Ben Griffin, preparing for his fourth different school and enduring his third injury in four years, was making a visit to an academic counselor in June of 1995 when he decided to stop by the Gophers baseball office.
Griffin was not enrolled yet at Minnesota, nor had he ever spoken to Coach John Anderson. But that didn’t prevent him from telling Anderson that he was going to play for the Gophers, and also, that he deserved to play ahead of some those already on the team.
“I’ve always been confident in my ability,” Griffin said. “I think you have to be to play this game. I think I got his attention.”
If only Griffin’s path to Anderson’s office had been as direct as he is.
He said he’s wanted to play baseball for Minnesota since he was 15 years old, when he watched players, such as Brent Gates and Mark Merila play. But it’s only this season, his first and last as a full-time player for Minnesota, that Griffin has fulfilled that wish. He’s the team’s starting first baseman and clean-up hitter and leads the team in batting average (.366), extra-base hits and runs batted in..
Griffin showed he was both defiant and determined during his visit to Anderson’s office, qualities that first set him on his strange journey, then kept him traveling despite a myriad of problems.
Griffin’s extended road trip was ignited when the Gophers didn’t recruit him while he was at Rocori High School in Cold Spring, Minn. This angered him enough to give up baseball for awhile.
He first stopped at St. Olaf College, where Griffin planned to play football, a sport that seemed a better match with his intensity. He earned the starting middle linebacker spot but got a concussion in the first game of the season. It wasn’t severe, but it was enough to spur Griffin to pursue baseball full-time — but not at St. Olaf.
“I went to the first week of classes, and I knew it wasn’t for me,” Griffin said. “There was no way I was going to settle for Division III-level baseball.”
After a three-month stint on a cement crew, Griffin enrolled at Sam Houston State in Huntsville, Tex. He didn’t like Texas, and his teammates were rude to him, so Griffin left at the end of the year having never played there (he was redshirted).
The next year, he was at Arizona Western Junior College in Yuma, Ariz. He earned a starting spot, but injured his left knee and missed the entire year.
Finally, his sophomore season provided hard evidence that backed up his confidence, still intact after all his wanderings. He hit .373 and helped Western to come within one game of the Junior College World Series.
Shortly after his return to Minnesota, Griffin made his visit to Anderson’s office, still unrecruited. Soon after, he fell flat on his face — sort of.

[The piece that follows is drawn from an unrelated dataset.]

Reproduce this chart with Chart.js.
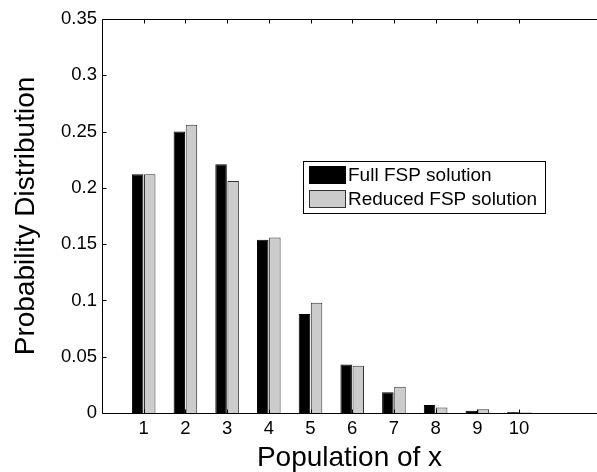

Two herniated disks caused him such excruciating pain that he couldn’t sit in a chair for his classes. Instead, he had to lie on his chest in class for his entire first quarter at the University.
That injury limited his playing time last year, as he hit .385 in just 20 games. He came perilously close to having back surgery this fall, but his fortunes suddenly changed — then changed again. His back got better, but he also developed appendicitis, which kept him out of four weeks of fall practice.
Even now that he’s finally in the lineup to stay, Griffin isn’t about to give up the attributes that got him there, such as his intensity and outspokenness.
“He’s a little more vocal this year,” Gophers designated hitter Phil McDermott said. “He plays a pretty intense, emotional game. He’s got a little attitude, but not so much in a bad way. You need guys like that.”
Anderson said that Griffin, while never shy about telling him his opinion, has never shown him disrespect. Until recently, the same couldn’t be said in his surroundings after he struck out.
“In my earlier days I probably broke a bleacher or two,” Griffin said with a laugh. “Now after a bad at-bat I’ll use a good expletive, take a swig of Gatorade, throw the cup in the garbage, call myself a few names, and it’s over.”
Griffin said he’s been able to ease up because he’s simply older and wiser. It can’t hurt that he knows he can now play regularly.
“Last year was so tough because I wasn’t part of the team as much,” he said. “But this year I’m right there, and it’s a lot more rewarding.”
Now, at long last, Griffin is healthy — relatively speaking. Although nowhere near painful enough to keep him out of the lineup, his back still hurts. Finally, he’s at a school to stay — for this year, anyway. His brazenness when he first came to Minnesota, though, has undeniably been justified. He’s in the middle of the season that he’s been waiting for, one he thought about all through his seemingly unending series of frustrations. It is, said Anderson, “his big opportunity. His big dance.”
“I don’t think they knew I was coming,” Griffin said. “But somehow I knew this is where I’d end up. It’s kind of like there’s no place like home.”